Mountain bike event on Real Life Church land near Black Diamond

This Sunday hundreds of mountain bikers will descend on Real Life Church’s property on the edge of Black Diamond. It is an event that is part of BuDu Racing’s Singletrack Cycles West Side mountain bike series. BuDu has run the series for seven years, explained Deanna Muller, who is an event manager for the organization that coordinates the series.

This Sunday hundreds of mountain bikers will descend on Real Life Church’s property on the edge of Black Diamond.

It is an event that is part of BuDu Racing’s Singletrack Cycles West Side mountain bike series. BuDu has run the series for seven years, explained Deanna Muller, who is an event manager for the organization that coordinates the series.

Muller said in an e-mail interview that nearly 450 mountain bikers participated in the series last year. Events include Beginner, Sport, Expert and Single Speed categories along with a new Clydesdale category for men who weigh more than 200 pounds.

“This year, Vince Haag, an avid mountain biker and participant in past BuDu Racing MTB events, suggested using the trails at Real Life Church for an event,” Muller said. “Vince and BuDu Racing’s Rory Miller rode the trails and started to partner with Real Life Church.”

This year’s event is the first time the trails at RLC’s property, which will also be the future home of the church, after being on King County Parks trails in the past.

“Together with some other mountain bikers, great courses were designed at the Real Life Church trails and at King County’s Henry ridge, where the last even of the series will be held on April 17,” Muller said. “The events are open to anyone who can ride a mountain bike.”

Hosting an event like this is a big deal for RLC and it shows how the relationship with the local mountain biking community has come a long way in the past two years.

Pastor Steve Murray had never envisioned mountain bike trails on the property when the church bought it a number of years ago.

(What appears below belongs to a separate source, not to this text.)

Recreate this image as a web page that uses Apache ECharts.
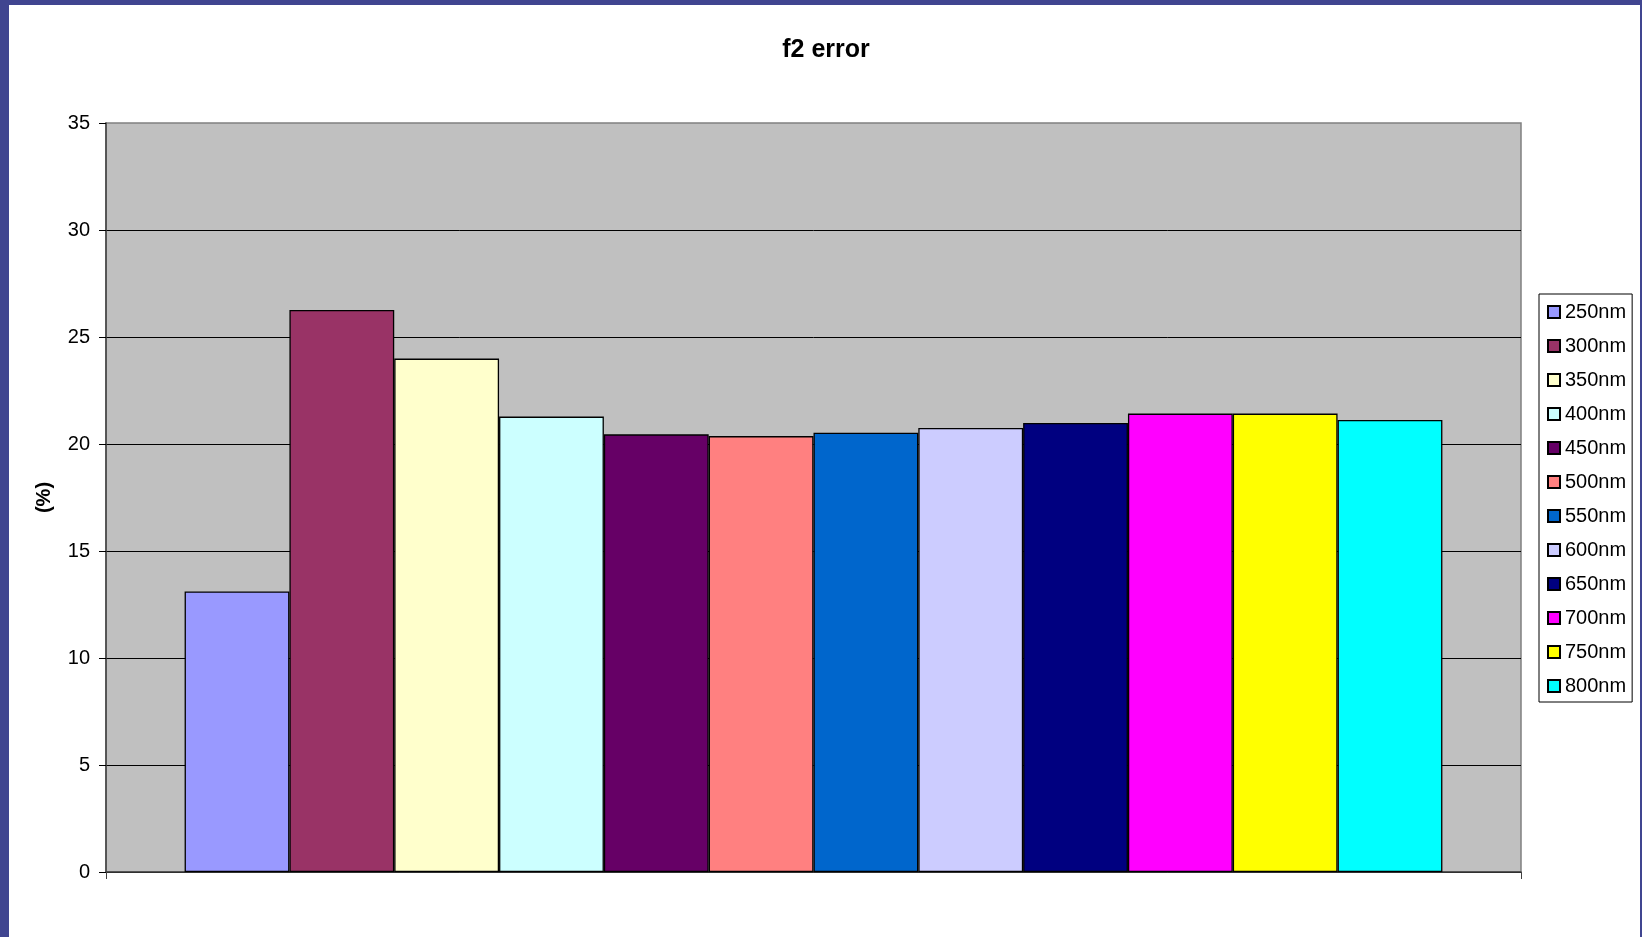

Instead Murray saw it as a place for Real Life to have a church building to call its own — the congregation of 400 meets at Kentlake High these days — and the rest of the property could be used for recreational purposes and be open to the community.

His vision never included mountain bike trails with jumps, though, so when a work party encountered just such a trail on the property in 2008 while doing Scotch broom eradication it came as a shock.

Tension between the church and bikers who had ridden on the property for years grew with much of it expressed on Internet forums and blogs.

After some time and thought, any resistance on the part of church leaders melted away, and a meeting of the minds was set up at at a bike shop in Black Diamond.

From there, things happened quickly, faster than anyone had anticipated.

And now the site is not only homes to trails, but, to a major mountain biking series event.